En revanche, sur des problèmes de fond, c’est-à-dire le nombre de soignants, la stabilité des équipes qui sont le premier rempart à la maltraitance, il n’y a pas encore eu de changements en profondeur. Et tant qu’il n’y aura pas d’encadrement des taux de marge, c’est-à-dire du niveau de lucrativité de ces groupes, il y a toujours un risque de pression financière importante sur les Ehpad.

Depuis un an, avez-vous reçu d’autres témoignages décrivant des souffrances ?

J’ai reçu plusieurs milliers de mails et courriers, dont plusieurs centaines m’alertaient sur des dysfonctionnements en Ehpad, avec presque quotidiennement des témoignages de familles et de directeurs d’établissement m’expliquant la pression qui pèse sur leurs épaules, notamment pour remplir leurs établissements.

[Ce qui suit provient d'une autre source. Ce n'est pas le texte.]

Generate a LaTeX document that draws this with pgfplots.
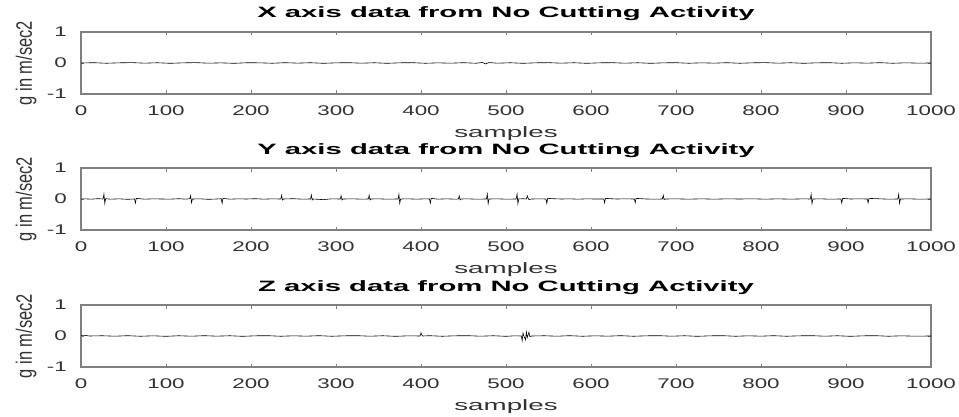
\documentclass[border=0pt]{standalone}
\usepackage{pgfplots}
\pgfplotsset{compat=1.18}
\usepackage{fontspec}
\setmainfont{Liberation Sans}
\newfontfamily\tickf[FakeStretch=1.6]{Liberation Sans}
\newfontfamily\titlef[FakeStretch=1.95]{Liberation Sans}
\newfontfamily\labf[FakeStretch=1.85]{Liberation Sans}
\definecolor{axisgray}{RGB}{128,128,128}
\definecolor{labgray}{RGB}{50,50,50}
\pgfplotsset{
  mystyle/.style={
    scale only axis, width=850pt, height=62pt, anchor=south west,
    xmin=0, xmax=1000, ymin=-1, ymax=1,
    xtick={0,100,...,1000}, ytick={-1,0,1},
    axis line style={draw=axisgray, line width=1.3pt},
    major tick length=3.5pt,
    tick style={draw=axisgray, line width=0.9pt},
    /pgf/number format/assume math mode=true,
    /pgf/number format/1000 sep={},
    ticklabel style={font=\tickf\fontsize{14}{16}\selectfont, text=labgray},
    xticklabel style={inner sep=0pt, anchor=north, yshift=-12pt},
    yticklabel style={inner sep=0pt, anchor=east, xshift=-14pt},
    xlabel={samples},
    xlabel style={font=\labf\fontsize{15}{18}\selectfont, text=labgray,
      at={(axis description cs:0.5,0)}, anchor=base, yshift=-43pt, inner sep=0pt},
    ylabel={g in m/sec2},
    ylabel style={font=\fontsize{16.5}{18}\selectfont, text=labgray,
      at={(axis description cs:-0.0647,0.5)}, anchor=center, inner sep=0pt, yscale=1.35},
    title style={font=\titlef\bfseries\fontsize{15}{18}\selectfont, text=black,
      at={(axis description cs:0.5,1)}, anchor=base, yshift=8pt, inner sep=0pt},
  }
}
\begin{document}
\begin{tikzpicture}[x=1pt,y=1pt]
\path[use as bounding box] (0,0) rectangle (959,416);
% X axis
\begin{axis}[mystyle, at={(81pt,322pt)}, title={X axis data from No Cutting Activity}]
\addplot[black, line width=0.6pt, mark=none] coordinates {
(0,0) (15,0.01) (30,-0.008) (45,0.006) (60,0.012) (75,-0.005) (90,0.008) (105,-0.01)
(120,0.005) (135,0.012) (150,-0.006) (165,0.004) (180,-0.01) (195,0.008) (210,0.006)
(225,-0.008) (240,0.01) (255,-0.004) (270,0.009) (285,-0.01) (300,0.005) (315,0.01)
(330,-0.006) (345,0.008) (360,-0.01) (375,0.006) (390,0.01) (405,-0.008) (420,0.005)
(435,-0.006) (450,0.01) (465,-0.008) (472,0.02) (476,-0.03) (480,0.015) (490,-0.006)
(505,0.008) (520,-0.01) (535,0.006) (550,0.01) (565,-0.005) (580,0.008) (595,-0.01)
(610,0.006) (625,0.01) (640,-0.006) (655,0.008) (670,-0.01) (685,0.005) (700,0.01)
(715,-0.008) (730,0.006) (745,-0.005) (760,0.01) (775,-0.008) (790,0.006) (805,0.012)
(820,-0.006) (835,0.008) (850,-0.01) (865,0.005) (880,0.01) (895,-0.008) (910,0.006)
(925,-0.005) (940,0.01) (955,-0.008) (970,0.006) (985,-0.004) (1000,0)
};
\end{axis}
% Y axis
\begin{axis}[mystyle, at={(81pt,186pt)}, title={Y axis data from No Cutting Activity}]
\addplot[black, line width=0.6pt, mark=none] coordinates {
(0,0) (5,0.005) (12,-0.005) (20,0.01) (26,0) (27,0.16) (28,-0.14) (29,0.01)
(35,-0.005) (45,0.005) (55,-0.01) (63,0) (64,-0.13) (65,0.02) (75,-0.005) (85,0.005)
(95,0) (105,-0.005) (115,0.01) (123,-0.005) (128,0.01) (129,0.11) (130,-0.12) (131,0)
(140,0.005) (150,-0.01) (160,0) (165,0.01) (166,-0.14) (167,0.02) (175,-0.005)
(185,0.005) (195,0) (205,0.01) (215,-0.005) (225,0.005) (235,0) (236,0.12) (237,-0.03)
(238,0) (250,0.01) (260,-0.005) (270,0) (271,0.13) (272,-0.03) (273,0) (285,-0.02)
(295,0.005) (305,0) (306,0.11) (307,-0.03) (308,0) (320,0.005) (330,-0.005) (338,0)
(339,0.12) (340,-0.03) (341,0) (350,0.005) (360,-0.005) (373,0) (374,0.15) (375,-0.14)
(376,0) (385,0.005) (395,-0.005) (405,0.005) (410,0) (411,-0.13) (412,0.02) (420,-0.005)
(430,0.005) (440,-0.005) (444,0) (445,0.1) (446,-0.03) (447,0) (455,0.005) (465,-0.005)
(477,0) (478,0.16) (479,-0.15) (480,0) (490,0.005) (500,-0.005) (512,0) (513,0.16)
(514,-0.15) (515,0) (520,0.01) (524,0) (525,0.1) (526,0.03) (527,-0.02) (530,0)
(540,0.005) (547,0) (548,-0.14) (549,0.02) (555,0.01) (565,0) (575,0.005) (585,-0.005)
(595,0.005) (605,0) (615,0) (616,-0.12) (617,0.02) (630,0) (640,0.005) (651,0)
(652,-0.12) (653,0.02) (665,0) (675,-0.005) (684,0) (685,0.12) (686,-0.02) (687,0)
(700,0.005) (715,-0.005) (730,0.005) (745,-0.005) (760,0.005) (775,0) (790,0.006)
(805,-0.005) (820,0.005) (835,-0.005) (850,0.005) (858,0) (859,0.15) (860,-0.15)
(861,0) (870,0.005) (880,-0.005) (894,0) (895,-0.13) (896,0.02) (905,0) (915,0.005)
(925,0) (926,-0.12) (927,0.02) (940,0.005) (950,-0.005) (961,0) (962,0.15) (963,-0.14)
(964,0) (975,0.005) (985,-0.005) (1000,0)
};
\end{axis}
% Z axis
\begin{axis}[mystyle, at={(81pt,49pt)}, title={Z axis data from No Cutting Activity}]
\addplot[black, line width=0.6pt, mark=none] coordinates {
(0,0.02) (5,0.02) (10,0) (25,0.008) (40,-0.006) (55,0.01) (70,-0.008) (85,0.006)
(100,-0.01) (115,0.008) (130,-0.006) (145,0.01) (160,-0.005) (175,0.008) (190,-0.01)
(205,0.006) (220,0.01) (235,-0.008) (250,0.006) (265,-0.005) (280,0.01) (295,-0.008)
(310,0.006) (325,0.01) (340,-0.006) (355,0.008) (370,-0.01) (385,0.006) (399,0)
(400,0.1) (401,0.03) (402,0) (410,0.01) (425,-0.008) (440,0.006) (455,0.01)
(470,-0.006) (485,0.008) (500,-0.01) (510,0.006) (518,0) (519,-0.15) (520,0.1)
(521,0) (523,-0.12) (524,0.13) (525,-0.05) (527,0.12) (528,-0.02) (530,0)
(545,0.008) (560,-0.006) (575,0.01) (590,-0.008) (605,0.006) (620,-0.005) (635,0.01)
(650,-0.008) (665,0.006) (680,0.01) (695,-0.006) (710,0.008) (725,-0.01) (740,0.006)
(755,0.01) (770,-0.008) (785,0.006) (800,-0.005) (815,0.01) (830,-0.008) (845,0.006)
(860,0.01) (875,-0.006) (890,0.008) (905,-0.01) (920,0.006) (935,0.01) (950,-0.008)
(965,0.006) (980,-0.005) (1000,0)
};
\end{axis}
\end{tikzpicture}
\end{document}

Votre livre a ébranlé l’ensemble du secteur du grand âge, au-delà d’Orpea. Peut-on parler de dérives généralisées touchant la plupart des géants des Ehpad ?

Moi je ne dis pas les choses de cette manière, j’ai fait une enquête sur le leader mondial et j’ai pu documenter des dérives graves. Mais elles n’ont pu être possibles que parce que le système de contrôle et de financement est défaillant. Cela donne la possibilité à des groupes de mettre en place ce genre de dérives. Donc, tant que ce système ne sera pas changé en profondeur, il y aura des risques potentiels de revivre ce genre de drames.

Tout cela pose aussi plus largement la question du sort réservé aux aînés au sein de la société française.

Oui, c’est peut-être pour cela que le débat a été aussi important. Effectivement, cela nous ramène tous à cette question : est-ce qu’on a le temps, l’envie, le courage de gérer nos aînés nous-même personnellement dans des sociétés où souvent on court partout, on travaille énormément ? Contrairement à d’autres sociétés, par exemple en Afrique, en Asie, où les grands-parents jusqu’à la fin de leur vie restent au sein de la famille. Par exemple, en Afrique, ils habitent souvent dans l’appartement au-dessus. Cela nous questionne sur notre propre responsabilité.